If the husband’s wage is not observed, the likelihood contribution is:

$$ \begin{aligned} &P(d_{m,it}=1, d_{f,it} = 0|\alpha_i) \\ &\quad=\int\limits_{-\infty}^{-(x_{fit}^{\prime}\gamma_f + \alpha_{fi})} \Upphi \left(\frac{ x_{mit}^{\prime}\gamma_m + \alpha_{mi} + \sigma_{mf,\epsilon}\nu}{\sqrt{1 - \sigma_{mf,\epsilon}^2}}\right) \frac{1}{\sqrt{2\pi}}\;\hbox{exp}\left\{-\frac{1}{2}\nu^2\right\}d\nu \end{aligned} $$

(21)

Finally, we look at the case of spouses who are both out of work.

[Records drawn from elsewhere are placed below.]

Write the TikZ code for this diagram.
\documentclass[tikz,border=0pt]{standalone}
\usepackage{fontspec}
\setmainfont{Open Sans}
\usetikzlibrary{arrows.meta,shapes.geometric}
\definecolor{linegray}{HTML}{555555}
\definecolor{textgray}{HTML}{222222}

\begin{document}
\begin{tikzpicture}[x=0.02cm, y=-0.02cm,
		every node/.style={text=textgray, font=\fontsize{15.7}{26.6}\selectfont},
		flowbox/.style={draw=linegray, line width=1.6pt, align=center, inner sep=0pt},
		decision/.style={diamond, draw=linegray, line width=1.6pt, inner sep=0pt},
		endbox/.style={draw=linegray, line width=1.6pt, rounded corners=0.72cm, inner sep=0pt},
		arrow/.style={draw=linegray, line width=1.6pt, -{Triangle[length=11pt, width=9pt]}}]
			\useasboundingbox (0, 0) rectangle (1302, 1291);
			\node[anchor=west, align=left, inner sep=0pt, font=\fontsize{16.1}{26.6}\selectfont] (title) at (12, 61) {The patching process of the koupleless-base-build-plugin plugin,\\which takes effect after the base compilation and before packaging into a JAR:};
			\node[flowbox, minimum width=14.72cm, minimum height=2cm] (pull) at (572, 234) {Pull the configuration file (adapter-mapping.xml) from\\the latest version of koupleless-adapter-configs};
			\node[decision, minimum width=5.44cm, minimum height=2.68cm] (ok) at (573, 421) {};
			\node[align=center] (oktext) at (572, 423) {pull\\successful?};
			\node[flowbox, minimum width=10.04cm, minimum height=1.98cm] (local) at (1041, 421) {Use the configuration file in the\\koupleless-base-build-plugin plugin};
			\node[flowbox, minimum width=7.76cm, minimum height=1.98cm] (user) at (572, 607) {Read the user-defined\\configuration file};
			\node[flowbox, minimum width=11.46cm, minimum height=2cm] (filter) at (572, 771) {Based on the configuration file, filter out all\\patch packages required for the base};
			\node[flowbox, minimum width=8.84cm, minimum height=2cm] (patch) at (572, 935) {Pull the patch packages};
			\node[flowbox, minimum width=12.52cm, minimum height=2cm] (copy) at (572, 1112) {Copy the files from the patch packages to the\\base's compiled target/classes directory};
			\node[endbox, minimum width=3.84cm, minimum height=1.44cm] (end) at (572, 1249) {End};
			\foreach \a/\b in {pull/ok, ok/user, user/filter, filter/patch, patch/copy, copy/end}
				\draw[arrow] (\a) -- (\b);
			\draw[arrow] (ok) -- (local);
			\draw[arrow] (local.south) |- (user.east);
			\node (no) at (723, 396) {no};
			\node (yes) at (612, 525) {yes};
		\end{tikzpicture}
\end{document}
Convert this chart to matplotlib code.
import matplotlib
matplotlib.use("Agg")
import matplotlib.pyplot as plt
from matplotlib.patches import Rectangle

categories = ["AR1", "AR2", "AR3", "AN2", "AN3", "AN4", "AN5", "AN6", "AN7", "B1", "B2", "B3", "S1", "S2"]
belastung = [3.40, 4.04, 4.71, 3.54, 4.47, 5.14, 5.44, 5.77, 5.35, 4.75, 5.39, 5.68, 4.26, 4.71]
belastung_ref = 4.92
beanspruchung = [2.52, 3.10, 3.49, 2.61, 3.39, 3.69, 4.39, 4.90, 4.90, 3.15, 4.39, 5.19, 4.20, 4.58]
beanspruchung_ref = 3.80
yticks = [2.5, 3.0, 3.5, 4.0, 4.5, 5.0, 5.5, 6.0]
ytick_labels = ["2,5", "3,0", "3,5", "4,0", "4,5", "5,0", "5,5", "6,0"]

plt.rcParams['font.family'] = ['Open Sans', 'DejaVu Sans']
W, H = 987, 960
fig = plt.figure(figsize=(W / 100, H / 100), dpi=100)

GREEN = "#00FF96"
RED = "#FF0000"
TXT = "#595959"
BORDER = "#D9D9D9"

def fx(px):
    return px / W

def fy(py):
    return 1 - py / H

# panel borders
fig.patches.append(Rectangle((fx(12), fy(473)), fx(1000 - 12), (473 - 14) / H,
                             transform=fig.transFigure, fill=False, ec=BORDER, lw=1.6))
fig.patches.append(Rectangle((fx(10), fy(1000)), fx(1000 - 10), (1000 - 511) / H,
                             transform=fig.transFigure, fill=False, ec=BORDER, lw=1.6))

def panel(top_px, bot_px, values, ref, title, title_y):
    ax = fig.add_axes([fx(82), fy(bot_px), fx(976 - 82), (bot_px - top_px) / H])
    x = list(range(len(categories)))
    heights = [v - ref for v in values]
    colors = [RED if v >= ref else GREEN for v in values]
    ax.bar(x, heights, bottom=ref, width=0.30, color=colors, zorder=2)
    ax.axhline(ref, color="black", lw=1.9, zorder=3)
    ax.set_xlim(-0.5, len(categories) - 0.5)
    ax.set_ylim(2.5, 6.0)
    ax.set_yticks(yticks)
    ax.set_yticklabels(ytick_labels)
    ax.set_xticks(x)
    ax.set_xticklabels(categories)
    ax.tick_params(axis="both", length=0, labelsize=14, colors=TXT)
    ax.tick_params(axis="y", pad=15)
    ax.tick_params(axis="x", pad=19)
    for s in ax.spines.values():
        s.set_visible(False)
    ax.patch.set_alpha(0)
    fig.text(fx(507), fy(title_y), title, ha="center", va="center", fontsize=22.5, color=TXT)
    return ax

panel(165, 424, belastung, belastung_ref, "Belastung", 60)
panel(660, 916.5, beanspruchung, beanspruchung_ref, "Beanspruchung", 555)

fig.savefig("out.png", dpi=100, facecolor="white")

Their likelihood contribution is determined as follows:

$$ \begin{aligned} &P(d_{m,it}=0, d_{f,it} = 0|\alpha_i) \\ &\quad= \int\limits_{-\infty}^{-(x_{fit}^{\prime}\gamma_f + \alpha_{fi})} \left[1 - \Upphi \left(\frac{ x_{mit}^{\prime}\gamma_m + \alpha_{mi} + \sigma_{mf,\epsilon}\nu}{\sqrt{1 - \sigma_{mf,\epsilon}^2} } \right) \right] \frac{1}{\sqrt{2\pi}}\;\hbox{exp}\left\{-\frac{1}{2}\nu^2\right\}d\nu \end{aligned} $$

(22)

Having constructed the likelihood contributions for different types of households in a given year, conditional on the random effects \((\alpha_{i},\omega_{i}),\;l_{it}(\alpha_{i},\omega_{i})\), we now see how these change when the household is observed for more than one year. Households stay in the sample for at most three years. If either spouse does not answer the survey, the household is dropped from the sample. If one of the spouses changes over time, then the household is also dropped (see the data section for more details). Take a household i that is observed from year T _i1 to year T _i2. Its likelihood contribution, conditional on random effects, is

$$ l_i (\alpha_{i},\omega_{i}) = \prod\limits_{t=T_{i1}}^{T_{i2}} l_{it}(\alpha_{i},\omega_{i}) $$

(23)

Finally, we complete the likelihood function by integrating over the random effects. Let f(α _i , ω _i ) denote the joint normal density of the random effects [see expression (3)]. The complete likelihood contribution for household i is then:

$$ l_i = \int\limits_{-\infty}^{\infty}\int\limits_{-\infty}^{\infty} l_i(\alpha_{i},\omega_{i}) f(\alpha_{i},\omega_{i}) d\alpha_{i}d\omega_{i} $$

(24)

where both α _i and ω _i have dimension 2. It follows that the computation of the likelihood contributions requires up to five-dimensional integration, depending on the type of household observed. We use the method of simulated maximum likelihood (SML) to estimate the model, replacing integration by simulation (see Börsch-Supan and Hajivassiliou 1993). We use 20 replications for each observation to simulate the integrals.